И вот здесь надо быть логичным до конца. Если Фирдоуси написал новую поэму, то «Юсуф и Золейха» такой же первоисточник, как и «Шахнаме». А в таком случае пребывание Фирдоуси в Ираке и его «отречение» имели место в пределах 994—996 гг., т. е. до пребывания в Газне, до начала работы над второй, махмудовской, редакцией, во всяком случае до завершения ее в 1010 г. Следовательно, по существу, отпадает вся версия «бегства» и «скитаний гонимого страхом поэта». Ведь не дважды же он выезжал в Ирак!
В 1921 г. на страницах иранского журнала «Каве», в серии статей, посвященных раннефеодальной («новоперсидской») литературе Ирана, и, в частности, «Шахнаме», анонимный тогда автор[428]
использовав до логического конца текст поэмы «Юсуф и Золейха» как источник (не подвергая еще сомнению авторство Фирдоуси), установил с достаточной убедительностью, что Фирдоуси мог обращаться к упомянутому в предисловии Моваффаку, как посреднику-покровителю только в середине последнего десятилетия X в.Совершенно очевидна важность этого вопроса для построения биографии Фирдоуси. К сожалению, в русской советской литературе, за исключением статьи проф. К. И. Чайкина в сборнике «Восток», эти соображения не нашли отклика. Путешествие поэта в Ирак по старинке относилось, как и в легенде, к последним годам жизни Фирдоуси (после «бегства» из Газны).
Нам представляется, что, независимо от признания или непризнания Фирдоуси автором поэмы «Юсуф и Золейха», вопрос о возможности путешествий Фирдоуси после разрыва с Газной должен решаться отрицательно. Иначе говоря, если Фирдоуси и выезжал на запад, то скорее всего до начала работы над второй (на наш взгляд последней) — махмудовской редакцией.
Анализ вопроса, когда был Фирдоуси в Ираке, до или после Газны, дает очень много для нашей цели. Попытаемся осмыслить версию Таги-заде и К. И. Чайкина о пребывании Фирдоуси в Ираке в середине 90-х годов X в., а не после Газны, т. е. не в 10-х годах XI в.
Вспомним: Фирдоуси закончил свою поэму в 984—994 гг. (первая редакция), в момент, когда положение на востоке и особенно в Хорасане складывалось исключительно неблагоприятно для осуществления планов «реализации» поэмы, что было жизненно необходимо стареющему и одинокому, лишившемуся сына и друзей-покровителей. поэту. Ведь именно в эти годы решалась, но еще не решилась политическая судьба восточного Ирана и Средней Азии (Мавераннахра).
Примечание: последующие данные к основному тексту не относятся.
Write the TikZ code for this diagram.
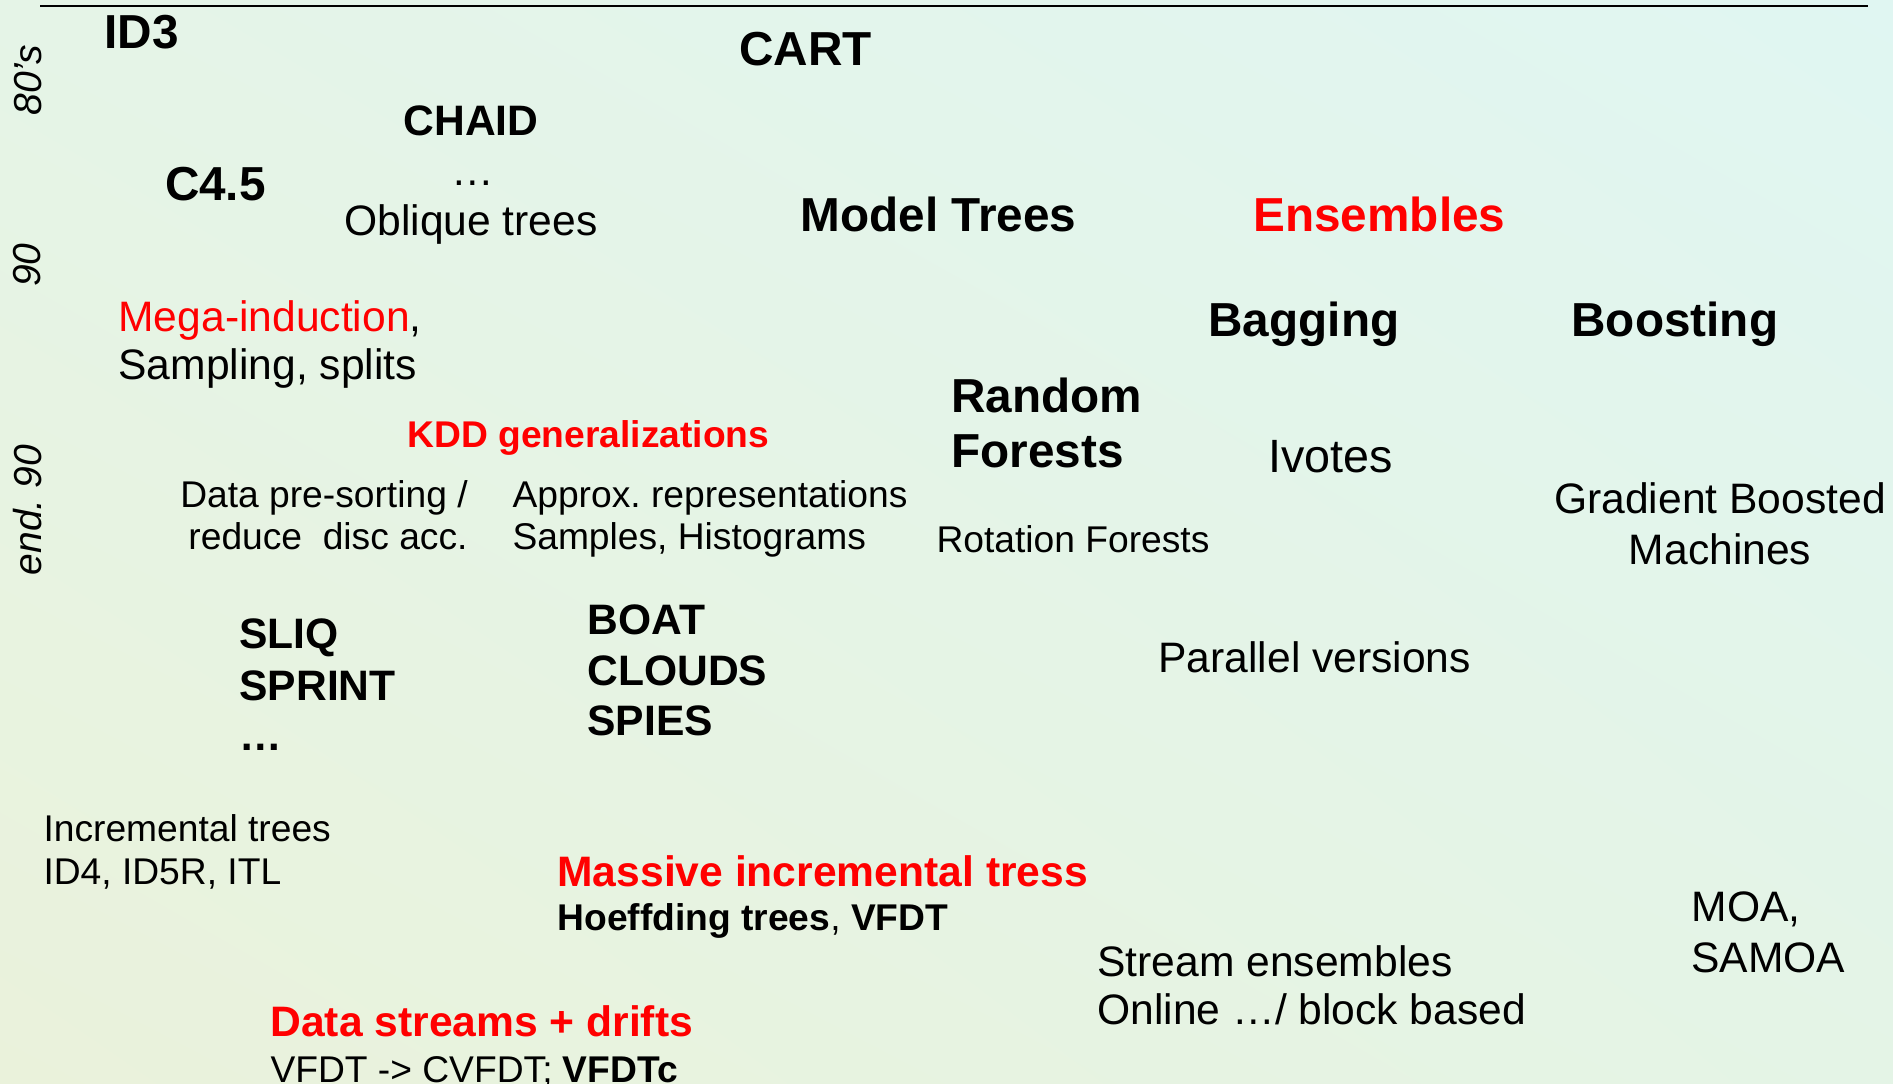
\documentclass[tikz,border=0pt]{standalone}
\usepackage{fontspec}
\usetikzlibrary{shadings}
\setmainfont{Liberation Sans}
\frenchspacing
\definecolor{bgUL}{RGB}{229,244,231}
\definecolor{bgUR}{RGB}{224,246,242}
\definecolor{bgLL}{RGB}{234,242,219}
\definecolor{bgLR}{RGB}{228,244,230}
\definecolor{hot}{RGB}{255,0,0}
\tikzset{
  lbl/.style={anchor=base west, inner sep=0pt, outer sep=0pt, text=black},
  lblc/.style={lbl, anchor=base},
  big/.style={font=\fontsize{47.7}{56}\selectfont\bfseries},
  midr/.style={font=\fontsize{42.6}{50}\selectfont},
  midb/.style={font=\fontsize{42.6}{50}\selectfont\bfseries},
  smr/.style={font=\fontsize{37.2}{44}\selectfont},
  smb/.style={font=\fontsize{37.2}{44}\selectfont\bfseries},
  red text/.style={text=hot},
  era/.style={font=\fontsize{39}{46}\selectfont\itshape, rotate=90, anchor=center, inner sep=0pt},
  rule/.style={line width=2pt, draw=black},
}
\begin{document}
\begin{tikzpicture}[x=1pt,y=-1pt]
\useasboundingbox (0,0) rectangle (1893,1084);
% soft diagonal background
\shade[upper left=bgUL, upper right=bgUR, lower left=bgLL, lower right=bgLR] (0,0) rectangle (1893,1084);

% time rule along the top
\coordinate (ruleL) at (40,6);
\coordinate (ruleR) at (1868,6);
\draw[rule] (ruleL) -- (ruleR);

% era markers
\node[era] (e80) at (28,80) {80’s};
\node[era] (e90) at (27,265) {90};
\node[era] (eend) at (28,510) {end. 90};

% 80's
\node[lbl, big] (id3) at (104.5,48) {ID3};
\node[lbl, big] (cart) at (739.5,65) {CART};
\node[lblc, midb] (chaid) at (471,135) {CHAID};
\node[lblc, midr] (odots) at (473,185) {…};
\node[lblc, midr] (oblique) at (471,235) {Oblique trees};
\node[lbl, big] (c45) at (165,200) {C4.5};
\node[lbl, big] (model) at (800.5,231) {Model Trees};
\node[lbl, big, red text] (ens) at (1253.5,231) {Ensembles};

% 90
\node[lbl, midr] (mega) at (118.5,331) {\textcolor{hot}{Mega-induction},};
\node[lbl, midr] (samp) at (118.5,379) {Sampling, splits};
\node[lbl, big] (bag) at (1208.5,336) {Bagging};
\node[lbl, big] (boost) at (1571.5,336) {Boosting};
\node[lbl, big] (rf1) at (951.5,412) {Random};
\node[lbl, big] (rf2) at (951.5,467) {Forests};
\node[lbl, smb, red text] (kdd) at (407.5,447) {KDD generalizations};
\node[lbl, midr] (ivotes) at (1268.5,472) {\fontsize{46.7}{55}\selectfont Ivotes};

% end 90
\node[lblc, smr] (dps1) at (324,507) {Data pre-sorting /};
\node[lblc, smr] (dps2) at (328,549) {reduce~ disc acc.};
\node[lbl, smr] (apx1) at (512.5,507) {Approx. representations};
\node[lbl, smr] (apx2) at (512.5,549) {Samples, Histograms};
\node[lbl, smr] (rot) at (936.5,552) {Rotation Forests};
\node[lblc, midr] (gb1) at (1720,513) {Gradient Boosted};
\node[lblc, midr] (gb2) at (1720,564) {Machines};

\node[lbl, midb] (sliq) at (239.5,648) {SLIQ};
\node[lbl, midb] (sprint) at (239.5,700) {SPRINT};
\node[lbl, midb] (sdots) at (239.5,750) {…};
\node[lbl, midb] (boat) at (587.5,634) {BOAT};
\node[lbl, midb] (clouds) at (587.5,685) {CLOUDS};
\node[lbl, midb] (spies) at (587.5,735) {SPIES};
\node[lbl, midr] (par) at (1158.5,672) {Parallel versions};

% streams
\node[lbl, smr] (inc1) at (43.5,841) {Incremental trees};
\node[lbl, smr] (inc2) at (43.5,884) {ID4, ID5R, ITL};
\node[lbl, midb, red text] (massive) at (557.5,886) {Massive incremental tress};
\node[lbl, smr] (hoef) at (557.5,930) {\textbf{Hoeffding trees}, \textbf{VFDT}};
\node[lbl, midr] (moa) at (1691.5,921) {MOA,};
\node[lbl, midr] (samoa) at (1691.5,972) {SAMOA};
\node[lbl, midr] (se1) at (1097.5,976) {Stream ensembles};
\node[lbl, midr] (se2) at (1097.5,1024) {Online …/ block based};
\node[lbl, midb, red text] (drift) at (270.5,1036) {Data streams + drifts};
\node[lbl, smr] (vfdt) at (270.5,1082) {VFDT -> CVFDT; \textbf{VFDTc}};
\end{tikzpicture}
\end{document}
Перед Фирдоуси должен был встать мучительный вопрос: что делать с поэмой (а ведь это означало: как жить дальше)? Вполне возможно, что поэт был вынужден покинуть родину, что еще более обостряло положение.
Бовейхиды — владыки западного Ирана, которому не угрожали бедствия востока и Хорасана, уже прославили себя в то время покровительством литературе как арабской, так и персидской. Можно допустить, что мысль о возможности найти достойных ценителей своей поэмы на западе должна была возникнуть в сознании поэта, а раз возникнув, привела к практическому действию. Попытка действия, если она имела место (будь то личная поездка, будь то посылка поэмы), не увенчалась успехом. В «Шахнаме» и вообще в источниках нет никаких следов связи поэта с бовейхидами. И если поглубже вдуматься в вопрос, понятно почему.
Бовейхиды — шииты, иранцы-шо‘убиты, на первый взгляд, они, казалось бы, должны были оценить «Шахнаме» и в эстетическом и, что решало вопрос, в политическом аспекте. Но именно потому, что бовейхиды были политиками, они не могли принять дар Фирдоуси.
Антитуранская тенденция для запада Ирана в то время была в значительной мере абстракцией, а не острым жизненным делом, как для Мавераннахра и Хорасана, причем не только для феодалов-политиков, но и для широких народных масс.
Антиарабская тенденция при установившемся внешнеполитическом положении (мирное пленение аббасидов) была прямо не приемлема для бовейхидов. При том значительная часть населения и подданных бовейхидов составляли арабизованные иранцы, арамейцы и арабы Ирака. И главное — народная тенденция, в равной мере не соответствовала интересам как западных феодалов, так и восточных.
Наконец, и эстетическое восприятие «Шахнаме», произведения, оформляющего переход литературы на национальный язык фарси (дари), было органически более близко широким демократическим кругам востока, так как запад в деле перехода литературы на национальный язык (идущий в своем литературном аспекте с Востока) отставал от востока, как отставал и в своем общественно-политическом становлении.